Lo curioso es que aquel “bueno para nada, aquel inútil, aquel debilucho niño, aquel joven inerme y temeroso, aquel que devoró la tuberculosis apenas rebasado el recuento de los cuarenta años, hizo ¡no obstante!, una obra inmortal y perfecta por cuanto es espejo fiel y genuino de la amarga y desesperanzada existencia que nos ha tocado vivir.

El padre quiso matarlo en vida. Franz se dejó y lo permitió. Sin embargo, y por medio de la obra de arte –que es lo más vital que el hombre tiene y realiza en el ámbito de sus expectativas espirituales– Kafka se declaró eterno, es decir, derrotador de la muerte que el padre se empeñaba en consumar.

No quiso tener hijos. No quiso seguir al padre en el mismo error. Tenerlos habría sido como tentar a la suerte, a la mala suerte, a los demonios nefastos. Pudo haberse también dejado llevar como el padre por la corriente eterna de la ingratitud y victimar en recuerdo y memoria de su “victimez”. Por eso evitó el matrimonio y así evitó también la tentación de hacer nuevas víctimas en la tradición maldita que del vientre emerge irracional y ciega.
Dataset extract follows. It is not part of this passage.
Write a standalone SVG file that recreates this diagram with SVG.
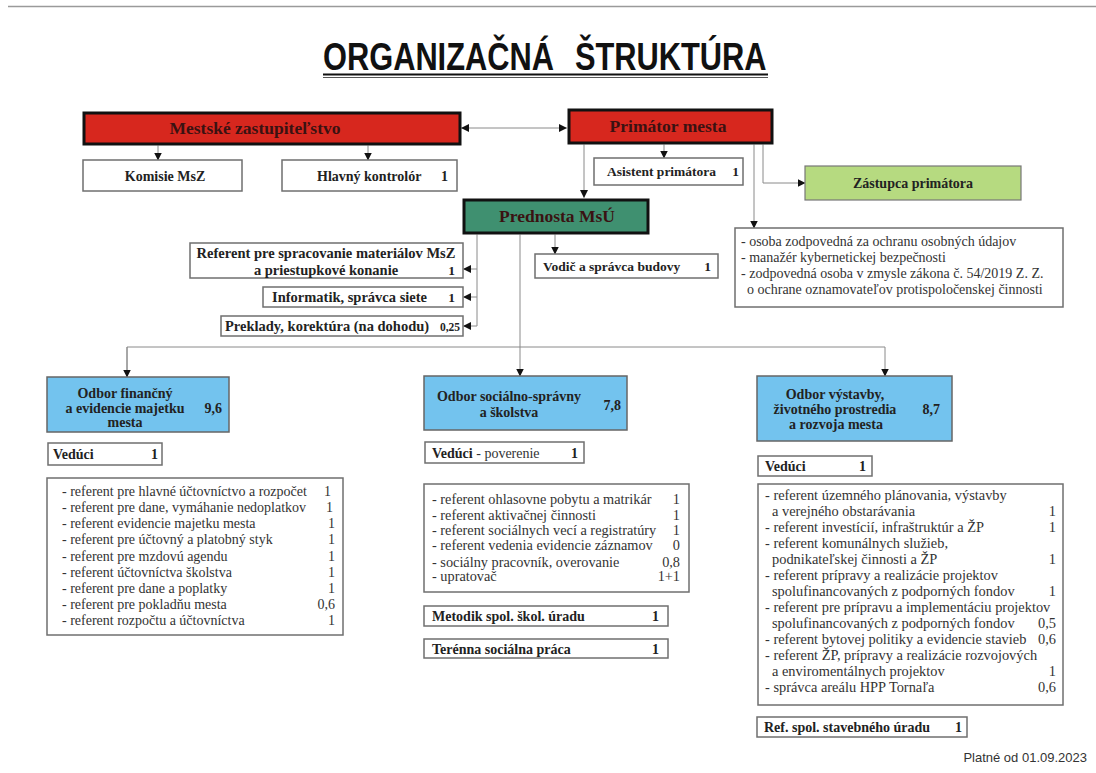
<svg xmlns="http://www.w3.org/2000/svg" width="1096" height="773" viewBox="0 0 1096 773">
<style>
.bg{fill:#fff}
.box{fill:#fff;stroke:#6f6f6f;stroke-width:1.5}
.red{fill:#D7271E;stroke:#111;stroke-width:3}
.green{fill:#3F9070;stroke:#111;stroke-width:3}
.lgreen{fill:#B6DA80;stroke:#777;stroke-width:1.2}
.blue{fill:#73C3EE;stroke:#666;stroke-width:1.5}
.b{font-family:"Liberation Serif",serif;font-weight:bold;fill:#222}
.big{font-size:17.5px;fill:#3a1212}
.m{font-size:14px}
.s{font-size:13.5px}
.sl{font-size:14.5px}
.r{font-family:"Liberation Serif",serif;font-size:14px;fill:#333}
.r2{font-size:14.3px}
.r3{font-size:14.4px}
.end{text-anchor:end}
.mid{text-anchor:middle}
.conn line,.conn path{stroke:#8a8a8a;stroke-width:1;fill:none}
.tt{font-family:"Liberation Sans",Arial,sans-serif;font-weight:bold;font-size:39px;fill:#111}
</style>
<defs>
<marker id="ah" markerUnits="userSpaceOnUse" markerWidth="8" markerHeight="8" refX="7.5" refY="4" orient="auto-start-reverse">
<path d="M0,0 L8,4 L0,8 z" fill="#111"/>
</marker>
</defs>
<rect class="bg" x="0" y="0" width="1096" height="773"/>
<line x1="8" y1="6.5" x2="1096" y2="6.5" stroke="#9a9a9a" stroke-width="1.5"/>
<g id="title">
<text class="tt" transform="translate(323 70) scale(0.79 1)"><tspan x="0">ORGANIZAČNÁ</tspan><tspan x="319">ŠTRUKTÚRA</tspan></text>
<line x1="323" y1="74.5" x2="768" y2="74.5" stroke="#111" stroke-width="2.2"/>
<line x1="323" y1="77.5" x2="768" y2="77.5" stroke="#555" stroke-width="1"/>
</g>
<g class="conn" id="connectors">
<line x1="461.5" y1="128" x2="566.5" y2="128" marker-start="url(#ah)" marker-end="url(#ah)"/>
<line x1="158" y1="145.5" x2="158" y2="160" marker-end="url(#ah)"/>
<line x1="368" y1="145.5" x2="368" y2="160" marker-end="url(#ah)"/>
<line x1="664" y1="144.5" x2="664" y2="158" marker-end="url(#ah)"/>
<line x1="584" y1="144.5" x2="584" y2="197.5" marker-end="url(#ah)"/>
<path d="M763,144.5 V183 H805" marker-end="url(#ah)"/>
<line x1="754" y1="144.5" x2="754" y2="228" marker-end="url(#ah)"/>
<line x1="477" y1="234.5" x2="477" y2="326"/>
<line x1="477" y1="269" x2="463.5" y2="269" marker-end="url(#ah)"/>
<line x1="477" y1="297" x2="463.5" y2="297" marker-end="url(#ah)"/>
<line x1="477" y1="326" x2="463.5" y2="326" marker-end="url(#ah)"/>
<line x1="555" y1="234.5" x2="555" y2="254" marker-end="url(#ah)"/>
<line x1="520" y1="234.5" x2="520" y2="376" marker-end="url(#ah)"/>
<path d="M127,377 V347 H885 V376" marker-end="url(#ah)"/>
<line x1="127" y1="347" x2="127" y2="377" marker-end="url(#ah)"/>
</g>
<g id="msz">
<rect class="red" x="84" y="113" width="376" height="31"/>
<text class="b big mid" x="255" y="134">Mestské zastupiteľstvo</text>
</g>
<g id="primator">
<rect class="red" x="569" y="110" width="203" height="33"/>
<text class="b big mid" x="668" y="132">Primátor mesta</text>
</g>
<g id="komisie">
<rect class="box" x="83" y="160" width="159" height="31"/>
<text class="b m mid" x="165" y="181">Komisie MsZ</text>
</g>
<g id="kontrolor">
<rect class="box" x="282" y="160" width="175" height="31"/>
<text class="b m" x="317" y="181">Hlavný kontrolór</text>
<text class="b m end" x="448" y="181">1</text>
</g>
<g id="asistent">
<rect class="box" x="594" y="158" width="149" height="27"/>
<text class="b s" x="607" y="176">Asistent primátora</text>
<text class="b s end" x="739" y="176">1</text>
</g>
<g id="zastupca">
<rect class="lgreen" x="805" y="166" width="216" height="34"/>
<text class="b m mid" x="913" y="188">Zástupca primátora</text>
</g>
<g id="osoby">
<rect class="box" x="735" y="228" width="328" height="79"/>
<text class="r" x="741" y="246">- osoba zodpovedná za ochranu osobných údajov</text>
<text class="r" x="741" y="262">- manažér kybernetickej bezpečnosti</text>
<text class="r" x="741" y="278">- zodpovedná osoba v zmysle zákona č. 54/2019 Z. Z.</text>
<text class="r" x="747" y="294">o ochrane oznamovateľov protispoločenskej činnosti</text>
</g>
<g id="prednosta">
<rect class="green" x="464" y="200" width="184" height="33"/>
<text class="b big mid" x="557" y="222">Prednosta MsÚ</text>
</g>
<g id="referent">
<rect class="box" x="190" y="243" width="273" height="35"/>
<text class="b sl mid" x="326" y="258">Referent pre spracovanie materiálov MsZ</text>
<text class="b sl mid" x="326" y="275">a priestupkové konanie</text>
<text class="b s end" x="455" y="275">1</text>
</g>
<g id="informatik">
<rect class="box" x="263" y="287" width="200" height="20"/>
<text class="b sl" x="272" y="302">Informatik, správca siete</text>
<text class="b s end" x="455" y="302">1</text>
</g>
<g id="preklady">
<rect class="box" x="221" y="316" width="242" height="20"/>
<text class="b sl" x="225" y="331">Preklady, korektúra (na dohodu)</text>
<text class="b end" font-size="11.5" x="460" y="331">0,25</text>
</g>
<g id="vodic">
<rect class="box" x="535" y="254" width="183" height="24"/>
<text class="b s" x="543" y="271">Vodič a správca budovy</text>
<text class="b s end" x="711" y="271">1</text>
</g>
<g id="odbor-financny">
<rect class="blue" x="47" y="377" width="182" height="55"/>
<text class="b m mid" x="125" y="398">Odbor finančný</text>
<text class="b m mid" x="125" y="413">a evidencie majetku</text>
<text class="b m mid" x="125" y="427">mesta</text>
<text class="b m end" x="222" y="413">9,6</text>
</g>
<g id="veduci-1">
<rect class="box" x="48" y="443" width="114" height="22"/>
<text class="b m" x="53" y="459">Vedúci</text>
<text class="b m end" x="158" y="459">1</text>
</g>
<g id="list-1">
<rect class="box" x="47" y="478" width="296" height="157"/>
<text class="r" x="62" y="496">- referent pre hlavné účtovníctvo a rozpočet</text><text class="r end" x="331" y="496">1</text>
<text class="r" x="62" y="512">- referent pre dane, vymáhanie nedoplatkov</text><text class="r end" x="333" y="512">1</text>
<text class="r" x="62" y="528">- referent evidencie majetku mesta</text><text class="r end" x="335" y="528">1</text>
<text class="r" x="62" y="544">- referent pre účtovný a platobný styk</text><text class="r end" x="335" y="544">1</text>
<text class="r" x="62" y="561">- referent pre mzdovú agendu</text><text class="r end" x="335" y="561">1</text>
<text class="r" x="62" y="577">- referent účtovníctva školstva</text><text class="r end" x="335" y="577">1</text>
<text class="r" x="62" y="593">- referent pre dane a poplatky</text><text class="r end" x="335" y="593">1</text>
<text class="r" x="62" y="609">- referent pre pokladňu mesta</text><text class="r end" x="335" y="609">0,6</text>
<text class="r" x="62" y="625">- referent rozpočtu a účtovníctva</text><text class="r end" x="335" y="625">1</text>
</g>
<g id="odbor-socialny">
<rect class="blue" x="424" y="376" width="203" height="54"/>
<text class="b m mid" x="509" y="401">Odbor sociálno-správny</text>
<text class="b m mid" x="509" y="417">a školstva</text>
<text class="b m end" x="621" y="410">7,8</text>
</g>
<g id="veduci-2">
<rect class="box" x="425" y="442" width="159" height="21"/>
<text class="b m" x="432" y="458">Vedúci<tspan font-weight="normal" fill="#333"> - poverenie</tspan></text>
<text class="b m end" x="578" y="458">1</text>
</g>
<g id="list-2">
<rect class="box" x="424" y="484" width="265" height="108"/>
<text class="r r2" x="432" y="504">- referent ohlasovne pobytu a matrikár</text><text class="r r2 end" x="680" y="504">1</text>
<text class="r r2" x="432" y="520">- referent aktivačnej činnosti</text><text class="r r2 end" x="680" y="520">1</text>
<text class="r r2" x="432" y="535">- referent sociálnych vecí a registratúry</text><text class="r r2 end" x="680" y="535">1</text>
<text class="r r2" x="432" y="550">- referent vedenia evidencie záznamov</text><text class="r r2 end" x="680" y="550">0</text>
<text class="r r2" x="432" y="567">- sociálny pracovník, overovanie</text><text class="r r2 end" x="680" y="567">0,8</text>
<text class="r r2" x="432" y="581">- upratovač</text><text class="r r2 end" x="680" y="581">1+1</text>
</g>
<g id="metodik">
<rect class="box" x="424" y="606" width="244" height="20"/>
<text class="b m" x="432" y="621">Metodik spol. škol. úradu</text>
<text class="b m end" x="659" y="621">1</text>
</g>
<g id="terenna">
<rect class="box" x="424" y="639" width="244" height="19"/>
<text class="b m" x="432" y="654">Terénna sociálna práca</text>
<text class="b m end" x="659" y="654">1</text>
</g>
<g id="odbor-vystavby">
<rect class="blue" x="757" y="376" width="195" height="65"/>
<text class="b m mid" x="835" y="399">Odbor výstavby,</text>
<text class="b m mid" x="835" y="414">životného prostredia</text>
<text class="b m mid" x="836" y="429">a rozvoja mesta</text>
<text class="b m end" x="940" y="414">8,7</text>
</g>
<g id="veduci-3">
<rect class="box" x="758" y="456" width="114" height="20"/>
<text class="b m" x="765" y="471">Vedúci</text>
<text class="b m end" x="866" y="471">1</text>
</g>
<g id="list-3">
<rect class="box" x="758" y="484" width="305" height="221"/>
<text class="r r3" x="765" y="500">- referent územného plánovania, výstavby</text>
<text class="r r3" x="772" y="516">a verejného obstarávania</text><text class="r r3 end" x="1056" y="516">1</text>
<text class="r r3" x="765" y="532">- referent investícií, infraštruktúr a ŽP</text><text class="r r3 end" x="1056" y="532">1</text>
<text class="r r3" x="765" y="548">- referent komunálnych služieb,</text>
<text class="r r3" x="772" y="564">podnikateľskej činnosti a ŽP</text><text class="r r3 end" x="1056" y="564">1</text>
<text class="r r3" x="765" y="580">- referent prípravy a realizácie projektov</text>
<text class="r r3" x="772" y="596">spolufinancovaných z podporných fondov</text><text class="r r3 end" x="1056" y="596">1</text>
<text class="r r3" x="765" y="612">- referent pre prípravu a implementáciu projektov</text>
<text class="r r3" x="772" y="628">spolufinancovaných z podporných fondov</text><text class="r r3 end" x="1056" y="628">0,5</text>
<text class="r r3" x="765" y="644">- referent bytovej politiky a evidencie stavieb</text><text class="r r3 end" x="1056" y="644">0,6</text>
<text class="r r3" x="765" y="660">- referent ŽP, prípravy a realizácie rozvojových</text>
<text class="r r3" x="772" y="676">a enviromentálnych projektov</text><text class="r r3 end" x="1056" y="676">1</text>
<text class="r r3" x="765" y="692">- správca areálu HPP Tornaľa</text><text class="r r3 end" x="1056" y="692">0,6</text>
</g>
<g id="ref-stavebny">
<rect class="box" x="757" y="717" width="210" height="20"/>
<text class="b m" x="764" y="732">Ref. spol. stavebného úradu</text>
<text class="b m end" x="962" y="732">1</text>
</g>
<text x="1087" y="762" text-anchor="end" font-family="'Liberation Sans',Arial,sans-serif" font-size="13" fill="#333">Platné od 01.09.2023</text>
</svg>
Pero no se declaró ni estéril ni silente. No pudo gritar ante el padre pero lo hizo ante y dentro de su propia obra. Ante miles de hojas de papel que recibieron su doliente testimonio y que al mismo tiempo le sirven y sirvieron para engendrar hijos poéticos, que no pueden ser golpeados ni vituperados. Encontró la solución que el arte, que la poética ofrecen al señalado.

El padre lo quiso silenciar pero no contaba que había tenido un hijo que podía hablar callado con la eternidad y la gloria y que podía también engendrar hijos sin correr el riesgo de desgarrar tiernas entrañas.